Data excerpt:
>>>>>

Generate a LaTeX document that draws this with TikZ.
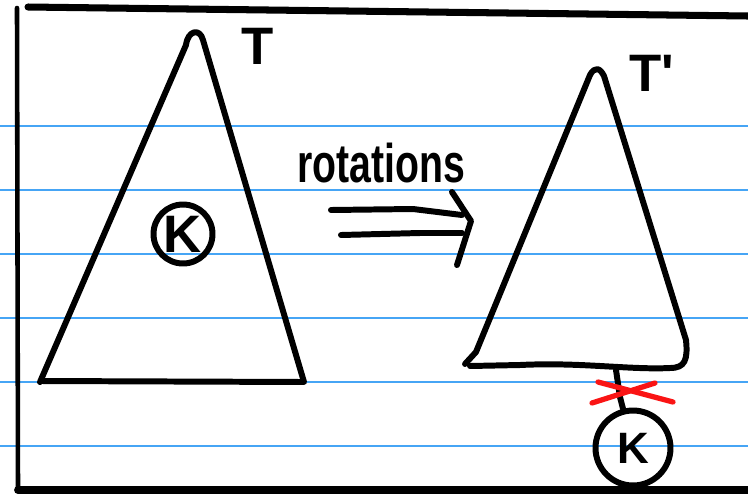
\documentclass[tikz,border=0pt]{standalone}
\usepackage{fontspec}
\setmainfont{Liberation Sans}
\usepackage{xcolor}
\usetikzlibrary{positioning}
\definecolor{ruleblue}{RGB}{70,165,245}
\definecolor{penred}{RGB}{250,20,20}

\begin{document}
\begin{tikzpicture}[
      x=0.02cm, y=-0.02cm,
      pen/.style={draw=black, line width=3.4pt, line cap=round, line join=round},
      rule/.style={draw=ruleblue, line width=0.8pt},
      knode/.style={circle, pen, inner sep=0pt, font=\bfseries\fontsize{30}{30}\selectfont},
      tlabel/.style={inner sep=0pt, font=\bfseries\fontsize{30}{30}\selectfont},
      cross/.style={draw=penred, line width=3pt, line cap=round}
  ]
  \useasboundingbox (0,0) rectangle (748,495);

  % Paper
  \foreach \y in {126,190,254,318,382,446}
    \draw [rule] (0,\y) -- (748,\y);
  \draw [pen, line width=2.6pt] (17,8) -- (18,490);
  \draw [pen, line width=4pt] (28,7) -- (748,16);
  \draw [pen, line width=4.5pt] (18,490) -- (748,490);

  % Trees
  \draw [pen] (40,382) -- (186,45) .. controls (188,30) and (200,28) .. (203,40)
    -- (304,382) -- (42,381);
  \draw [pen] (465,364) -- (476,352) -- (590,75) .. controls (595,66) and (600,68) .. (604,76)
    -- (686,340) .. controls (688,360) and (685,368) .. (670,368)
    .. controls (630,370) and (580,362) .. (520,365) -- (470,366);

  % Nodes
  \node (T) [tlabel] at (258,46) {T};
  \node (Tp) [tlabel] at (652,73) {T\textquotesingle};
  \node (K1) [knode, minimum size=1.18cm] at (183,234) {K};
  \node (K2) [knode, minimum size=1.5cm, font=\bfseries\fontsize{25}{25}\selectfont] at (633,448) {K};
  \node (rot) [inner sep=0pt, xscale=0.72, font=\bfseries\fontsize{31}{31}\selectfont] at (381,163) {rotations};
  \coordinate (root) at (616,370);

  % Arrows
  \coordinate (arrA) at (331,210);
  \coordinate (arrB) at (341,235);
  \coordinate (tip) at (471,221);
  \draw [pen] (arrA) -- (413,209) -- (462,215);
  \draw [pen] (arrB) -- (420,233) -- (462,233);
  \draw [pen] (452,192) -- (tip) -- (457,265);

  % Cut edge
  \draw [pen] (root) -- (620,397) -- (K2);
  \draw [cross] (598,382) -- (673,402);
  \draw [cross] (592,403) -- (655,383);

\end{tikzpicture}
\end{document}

<<<<<

Given exercise: From the first line of the material down to the line containing "(520,365) -- (470,366);", inclusive, return each line exactly, skipping any picture.

Answer to this exercise:
Generate a LaTeX document that draws this with TikZ.
\documentclass[tikz,border=0pt]{standalone}
\usepackage{fontspec}
\setmainfont{Liberation Sans}
\usepackage{xcolor}
\usetikzlibrary{positioning}
\definecolor{ruleblue}{RGB}{70,165,245}
\definecolor{penred}{RGB}{250,20,20}

\begin{document}
\begin{tikzpicture}[
      x=0.02cm, y=-0.02cm,
      pen/.style={draw=black, line width=3.4pt, line cap=round, line join=round},
      rule/.style={draw=ruleblue, line width=0.8pt},
      knode/.style={circle, pen, inner sep=0pt, font=\bfseries\fontsize{30}{30}\selectfont},
      tlabel/.style={inner sep=0pt, font=\bfseries\fontsize{30}{30}\selectfont},
      cross/.style={draw=penred, line width=3pt, line cap=round}
  ]
  \useasboundingbox (0,0) rectangle (748,495);

  % Paper
  \foreach \y in {126,190,254,318,382,446}
    \draw [rule] (0,\y) -- (748,\y);
  \draw [pen, line width=2.6pt] (17,8) -- (18,490);
  \draw [pen, line width=4pt] (28,7) -- (748,16);
  \draw [pen, line width=4.5pt] (18,490) -- (748,490);

  % Trees
  \draw [pen] (40,382) -- (186,45) .. controls (188,30) and (200,28) .. (203,40)
    -- (304,382) -- (42,381);
  \draw [pen] (465,364) -- (476,352) -- (590,75) .. controls (595,66) and (600,68) .. (604,76)
    -- (686,340) .. controls (688,360) and (685,368) .. (670,368)
    .. controls (630,370) and (580,362) .. (520,365) -- (470,366);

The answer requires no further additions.